Stewart, best known for his work on the award-winning conservation film “Sharkwater,” was performing his third dive of the day on Tuesday with a fellow diver, resurfacing and then disappearing as the first diver was brought on board their boat, Janszn said.

The second diver collapsed once on deck and had to be given oxygen, and when the crew then tried to get Stewart, he was gone, Janszn said.

The Coast Guard immediately deployed a joint agency search operation with the Monroe County Sheriff, Florida Fish and Wildlife and local search and rescue assets, he said.

Janszn said Stewart was an experienced and qualified diver in excellent shape when he performed the 225-foot dives.

As the search continued, Stewart’s filmmaking company called ABJ Drones in Cranbury, New Jersey, for assistance.

“There was a panic call I got (Thursday night) about a missing person in the (Florida) Keys,” ABJ Drones CEO Vip Jain said as he coordinated the company’s efforts in the search from his office. “They immediately wanted to deploy a (drone) pilot for search and rescue.”

Vip contacted his executive team and located a pilot within two hours of the search zone in Florida.

“We scheduled a pilot in about 10 minutes,” he said.

ABJ Drones is the national leader in drone technologies and professional applications including commercial and public safety uses.
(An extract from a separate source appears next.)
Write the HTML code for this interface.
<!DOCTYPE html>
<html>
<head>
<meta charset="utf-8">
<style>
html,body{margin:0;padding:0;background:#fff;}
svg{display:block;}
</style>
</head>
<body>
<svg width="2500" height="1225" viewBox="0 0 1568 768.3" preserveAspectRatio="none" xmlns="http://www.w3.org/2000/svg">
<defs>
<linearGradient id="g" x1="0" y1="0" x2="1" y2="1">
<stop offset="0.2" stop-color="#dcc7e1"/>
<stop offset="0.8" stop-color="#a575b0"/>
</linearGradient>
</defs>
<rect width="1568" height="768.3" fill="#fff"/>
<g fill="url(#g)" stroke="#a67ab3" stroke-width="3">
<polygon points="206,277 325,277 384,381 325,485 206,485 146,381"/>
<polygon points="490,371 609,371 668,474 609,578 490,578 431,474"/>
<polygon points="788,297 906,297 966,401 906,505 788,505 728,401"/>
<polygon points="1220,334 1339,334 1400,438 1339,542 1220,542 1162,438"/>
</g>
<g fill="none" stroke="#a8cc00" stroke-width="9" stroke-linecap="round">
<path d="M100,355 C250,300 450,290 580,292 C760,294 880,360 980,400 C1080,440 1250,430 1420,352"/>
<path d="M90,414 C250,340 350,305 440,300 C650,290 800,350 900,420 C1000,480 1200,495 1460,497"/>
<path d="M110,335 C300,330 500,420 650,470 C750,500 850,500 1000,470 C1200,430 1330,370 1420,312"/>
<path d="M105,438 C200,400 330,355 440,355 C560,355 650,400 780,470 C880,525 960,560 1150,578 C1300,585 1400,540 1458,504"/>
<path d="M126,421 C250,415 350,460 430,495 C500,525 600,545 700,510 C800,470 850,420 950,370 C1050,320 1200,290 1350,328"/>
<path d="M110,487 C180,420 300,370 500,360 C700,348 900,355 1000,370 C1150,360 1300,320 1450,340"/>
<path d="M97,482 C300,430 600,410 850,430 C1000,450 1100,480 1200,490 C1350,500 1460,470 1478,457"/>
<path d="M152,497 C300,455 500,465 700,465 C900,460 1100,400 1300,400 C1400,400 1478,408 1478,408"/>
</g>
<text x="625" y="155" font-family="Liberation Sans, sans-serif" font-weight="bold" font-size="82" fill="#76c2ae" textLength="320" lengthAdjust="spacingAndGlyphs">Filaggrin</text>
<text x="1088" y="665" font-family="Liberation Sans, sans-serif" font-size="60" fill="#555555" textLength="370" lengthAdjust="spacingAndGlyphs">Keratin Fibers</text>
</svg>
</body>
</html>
The company is building a growing network of more than 250 certified, professional drone pilots throughout the nation that can handle a variety of missions requiring expertise with different flying platforms and payloads.

 

Vip said one of the pilots, Carlos Herrera, 35, of Miami, Florida, joined the effort on Friday, flying a Phantom drone from a private boat involved with the search, and using a high definition camera while staying close to the surface of the water.

Herrera said that he has been flying drones for six years doing aerial photography, but this was his first search and rescue mission.

“The boat was rocking a lot,” Herrera said. “It was pretty hard to take off and land (the drone).”

He said the drones were flown at both 50-feet and 400-feet over the water to maximize searching the area in an effort to find Stewart.

While he was aware of the urgency of the situation, Herrera said he kept his focus on flying the drone safely and properly.

“I was just focused on trying to find him,” Herrera said. “I didn’t feel pressured at all. I just tried to fly the drone safely.”

Herrera said it wasn’t until he and the other pilot went back to the marina that they found out that Stewart’s body had been recovered.

“On the way back, we saw the Coast Guard planes circling around,” he said. “(The recovery) was pretty far away (from the initial site).”

Even with the official search suspended, Vip said the company had planned to continue to assist Stewart’s company and friends in locating him, which finally happened Friday evening.

“We assured (the family and company) that we are totally behind this whole effort,” Vip said. “We have been in constant contact with them.”

Janszn said the search area was about the size of Connecticut, and was completely “saturated” by search and rescue crews.

Business tycoon, Sir Richard Branson, even brought in a helicopter to help searchers.

ABJ Head of Business Development Hemin Gandhi said that search operations like this one are part of ABJ’s overall business plan and is one of six different sectors professional drones can be effectively used in.

“Our ‘Eyes in the Sky’ program is specifically designed for all the government agencies involved in public safety,” he said. “All of these people who are out there are the best at what they do, but there is still an education and an awareness for using the drones in their day-to-day operations and how the drones and their technologies could make their operations even better.”

According to the company, public safety applications can include locating fire victims or firefighters during an incident, police applications and search efforts like the one in Florida.

“Having extra eyes in the sky can use 4K cameras, thermal imaging, just to enhance what they are doing already,” Gandhi said.